Copy the data exactly as it appears, and do not include any pictures.

- [DATA SECTION]
*-*-*
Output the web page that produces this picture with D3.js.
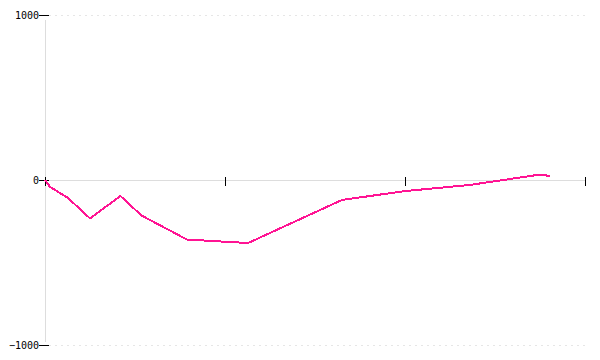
<!DOCTYPE html>
<html>
<head>
<meta charset="utf-8">
<script src="https://cdn.jsdelivr.net/npm/d3@7"></script>
<style>
  html, body { margin: 0; padding: 0; background: #fff; }
  svg { display: block; }
</style>
</head>
<body>
<svg id="chart" width="600" height="360"></svg>
<script>
// Data
const xValues = [0, 0.28, 1.28, 2.5, 4.19, 5.36, 7.89, 11.28, 16.5, 20, 23.6, 27.5, 28.06];
const yValues = [0, -42, -109, -233, -97, -215, -361, -382, -121, -67, -30, 33, 24];
const xTicks = [0, 10, 20, 30];
const yTicks = [1000, 0, -1000];
const yTickLabels = ["1000", "0", "\u22121000"];

const svg = d3.select("#chart");
const x = d3.scaleLinear().domain([0, 30]).range([45, 585]);
const y = d3.scaleLinear().domain([-1000, 1000]).range([345, 15]);

// dotted gridlines at ±1000
svg.append("g").selectAll("line")
  .data(yTicks.filter(d => d !== 0))
  .join("line")
  .attr("x1", x(0) + 4).attr("x2", x(30))
  .attr("y1", d => y(d) + 0.5).attr("y2", d => y(d) + 0.5)
  .attr("stroke", "#e6e6e6").attr("stroke-width", 1)
  .attr("stroke-dasharray", "2,4");

// vertical grey axis line
svg.append("line")
  .attr("x1", x(0) + 0.5).attr("x2", x(0) + 0.5)
  .attr("y1", 20).attr("y2", 342)
  .attr("stroke", "#dddddd").attr("stroke-width", 1);

// horizontal grey axis line at zero
svg.append("line")
  .attr("x1", x(0)).attr("x2", x(30))
  .attr("y1", y(0) + 0.5).attr("y2", y(0) + 0.5)
  .attr("stroke", "#dddddd").attr("stroke-width", 1);

// x ticks (no labels)
svg.append("g").selectAll("line")
  .data(xTicks)
  .join("line")
  .attr("x1", d => Math.round(x(d)) + 0.5).attr("x2", d => Math.round(x(d)) + 0.5)
  .attr("y1", y(0) - 3).attr("y2", y(0) + 6)
  .attr("stroke", "#000").attr("stroke-width", 1);

// y ticks + labels
const yt = svg.append("g").selectAll("g")
  .data(yTicks)
  .join("g")
  .attr("transform", d => `translate(0,${y(d)})`);
yt.append("line")
  .attr("x1", 39).attr("x2", 49)
  .attr("y1", 0.5).attr("y2", 0.5)
  .attr("stroke", "#000").attr("stroke-width", 1);
yt.append("text")
  .attr("x", 39).attr("y", 0).attr("dy", "0.35em")
  .attr("text-anchor", "end")
  .attr("font-family", "DejaVu Sans Mono, monospace")
  .attr("font-size", 10)
  .attr("fill", "#000")
  .text((d, i) => yTickLabels[i]);

// the series line
const data = xValues.map((v, i) => [v, yValues[i]]);
svg.append("path")
  .datum(data)
  .attr("fill", "none")
  .attr("stroke", "#ff1493")
  .attr("stroke-width", 2)
  .attr("shape-rendering", "crispEdges")
  .attr("d", d3.line().x(d => x(d[0])).y(d => y(d[1])));
</script>
</body>
</html>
*-*-*
- [SOLUTION TO THE PROBLEM]
Output the web page that produces this picture with D3.js.
<!DOCTYPE html>
<html>
<head>
<meta charset="utf-8">
<script src="https://cdn.jsdelivr.net/npm/d3@7"></script>
<style>
  html, body { margin: 0; padding: 0; background: #fff; }
  svg { display: block; }
</style>
</head>
<body>
<svg id="chart" width="600" height="360"></svg>
<script>
// Data
const xValues = [0, 0.28, 1.28, 2.5, 4.19, 5.36, 7.89, 11.28, 16.5, 20, 23.6, 27.5, 28.06];
const yValues = [0, -42, -109, -233, -97, -215, -361, -382, -121, -67, -30, 33, 24];
const xTicks = [0, 10, 20, 30];
const yTicks = [1000, 0, -1000];
const yTickLabels = ["1000", "0", "\u22121000"];

const svg = d3.select("#chart");
const x = d3.scaleLinear().domain([0, 30]).range([45, 585]);
const y = d3.scaleLinear().domain([-1000, 1000]).range([345, 15]);

// dotted gridlines at ±1000
svg.append("g").selectAll("line")
  .data(yTicks.filter(d => d !== 0))
  .join("line")
  .attr("x1", x(0) + 4).attr("x2", x(30))
  .attr("y1", d => y(d) + 0.5).attr("y2", d => y(d) + 0.5)
  .attr("stroke", "#e6e6e6").attr("stroke-width", 1)
  .attr("stroke-dasharray", "2,4");

// vertical grey axis line
svg.append("line")
  .attr("x1", x(0) + 0.5).attr("x2", x(0) + 0.5)
  .attr("y1", 20).attr("y2", 342)
  .attr("stroke", "#dddddd").attr("stroke-width", 1);

// horizontal grey axis line at zero
svg.append("line")
  .attr("x1", x(0)).attr("x2", x(30))
  .attr("y1", y(0) + 0.5).attr("y2", y(0) + 0.5)
  .attr("stroke", "#dddddd").attr("stroke-width", 1);

// x ticks (no labels)
svg.append("g").selectAll("line")
  .data(xTicks)
  .join("line")
  .attr("x1", d => Math.round(x(d)) + 0.5).attr("x2", d => Math.round(x(d)) + 0.5)
  .attr("y1", y(0) - 3).attr("y2", y(0) + 6)
  .attr("stroke", "#000").attr("stroke-width", 1);

// y ticks + labels
const yt = svg.append("g").selectAll("g")
  .data(yTicks)
  .join("g")
  .attr("transform", d => `translate(0,${y(d)})`);
yt.append("line")
  .attr("x1", 39).attr("x2", 49)
  .attr("y1", 0.5).attr("y2", 0.5)
  .attr("stroke", "#000").attr("stroke-width", 1);
yt.append("text")
  .attr("x", 39).attr("y", 0).attr("dy", "0.35em")
  .attr("text-anchor", "end")
  .attr("font-family", "DejaVu Sans Mono, monospace")
  .attr("font-size", 10)
  .attr("fill", "#000")
  .text((d, i) => yTickLabels[i]);

// the series line
const data = xValues.map((v, i) => [v, yValues[i]]);
svg.append("path")
  .datum(data)
  .attr("fill", "none")
  .attr("stroke", "#ff1493")
  .attr("stroke-width", 2)
  .attr("shape-rendering", "crispEdges")
  .attr("d", d3.line().x(d => x(d[0])).y(d => y(d[1])));
</script>
</body>
</html>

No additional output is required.